I went to bed at midnight on Friday night. And woke up at 3.
Unfortunately, we also had to awaken an angry Bean at this time, and we left a little late on our trip downtown to the airport to catch our 6:00 flight. George Bush Airport is rather large, and we were dropped off in a parking lot, where we rode a shuttle bus to our terminal.
The bus ride took a little longer than anticipated, and I was starting to feel nervous when we checked our baggage—I panicked when I couldn’t figure out the kiosk, and had to have an employee help me out! We headed over to the line for TSA, which was also longer than we had expected, because only one line was open.

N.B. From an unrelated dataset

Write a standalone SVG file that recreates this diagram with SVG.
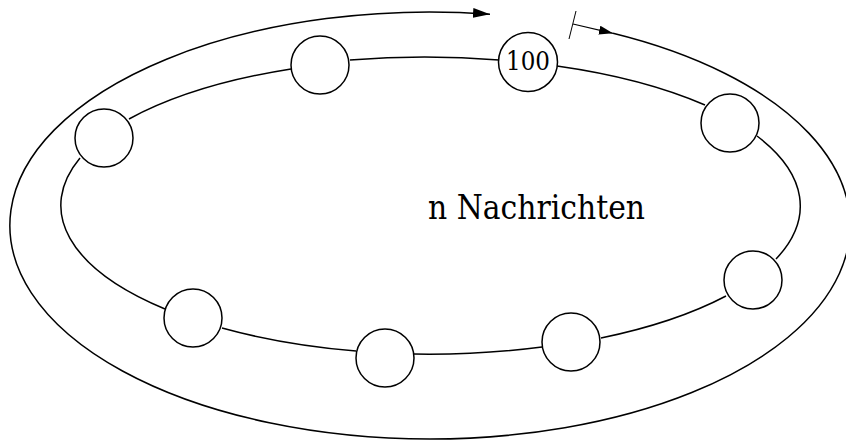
<svg xmlns="http://www.w3.org/2000/svg" width="846" height="441" viewBox="0 0 846 441">
  <style>
    .line { fill: none; stroke: #000; stroke-width: 1.5; }
    .node circle { fill: #fff; stroke: #000; stroke-width: 1.5; }
    .label { font-family: "DejaVu Serif", serif; fill: #000; }
  </style>
  <defs>
    <marker id="arrowBig" markerUnits="userSpaceOnUse" viewBox="0 0 17 10" refX="17" refY="5" markerWidth="17" markerHeight="10" orient="auto">
      <path d="M0,0 L17,5 L0,10 z" fill="#000"/>
    </marker>
    <marker id="arrowSmall" markerUnits="userSpaceOnUse" viewBox="0 0 14 9" refX="14" refY="4.5" markerWidth="14" markerHeight="9" orient="auto">
      <path d="M0,0 L14,4.5 L0,9 z" fill="#000"/>
    </marker>
  </defs>
  <rect width="846" height="441" fill="#fff"/>

  <g id="connectors">
    <!-- outer circulation loop -->
    <path class="line" marker-end="url(#arrowBig)" d="M613,33.3 A420,213.5 0 0 1 430,439 A420,213.5 0 1 1 490,14.2"/>
    <line class="line" x1="576" y1="11" x2="569" y2="39" style="stroke-width:1"/>
    <line class="line" x1="573" y1="24" x2="613" y2="33.3" marker-end="url(#arrowSmall)" style="stroke-width:1.2"/>
    <!-- inner ring segments -->
    <path class="line" d="M129,119 A370,149 0 0 1 291,69"/>
    <path class="line" d="M350,60 A370,149 0 0 1 499,60"/>
    <path class="line" d="M557,66 A370,149 0 0 1 705,105"/>
    <path class="line" d="M757,136 A370,149 0 0 1 776,259"/>
    <path class="line" d="M726,296 A370,149 0 0 1 601,338"/>
    <path class="line" d="M542,347 A370,149 0 0 1 414,354"/>
    <path class="line" d="M356,351 A370,149 0 0 1 222,328"/>
    <path class="line" d="M165,309 A370,149 0 0 1 80,158"/>
  </g>

  <g id="node-a" class="node"><circle cx="104" cy="138" r="29"/></g>
  <g id="node-b" class="node"><circle cx="320" cy="65" r="29"/></g>
  <g id="node-100" class="node">
    <circle cx="528" cy="62" r="29.5"/>
    <text class="label" x="506" y="70" font-size="26" textLength="44" lengthAdjust="spacingAndGlyphs">100</text>
  </g>
  <g id="node-d" class="node"><circle cx="730" cy="123" r="29"/></g>
  <g id="node-e" class="node"><circle cx="753" cy="280" r="29"/></g>
  <g id="node-f" class="node"><circle cx="571" cy="342" r="29"/></g>
  <g id="node-g" class="node"><circle cx="385" cy="358" r="29"/></g>
  <g id="node-h" class="node"><circle cx="193" cy="318" r="29"/></g>

  <g id="title">
    <text class="label" x="428" y="219" font-size="34" textLength="217" lengthAdjust="spacingAndGlyphs">n Nachrichten</text>
  </g>
</svg>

We took off our shoes, walked through the metal detector, then ran to our terminal, which of course was the furthest one from the door. Beanie enjoyed the experience of running on a moving sidewalk, and we were panting by the time we arrived at the gate, just in time for last call.
Out of our window, we watched the lights, skyscrapers, and overpasses of Houston fade into the distance, then landed 5 hours later in the middle of a farm field. Beanie laughed as we drove to her grandma and grandpa’s house, and exclaimed, “It’s Goatville!”
Sure enough, the once-familiar farmland and small towns now seemed completely foreign to us. We laughed, because “Goatville” did seem to be a fitting name.
Being back up north is strange. It hasn’t taken us long to get unused to the place where we have lived most of our lives, to this point. There were some moments of nostalgia, when I saw robins milling about, everywhere (and even followed one around, photographing him!), and when we took an evening walk amidst the subtle chirping of crickets (we’ve gotten used to the louder “song” of cicadas).
Mornings are different here. The air is light and crisp…and cold! Beanie and I both refused to emerge from beneath of warm covers, for quite awhile that first morning. I don’t know how I was ever able to take my morning walks everyday, that last summer.
It takes longer to drive places, because everything is far away. And I miss the flowers and green parakeets that are so commonplace in Houston.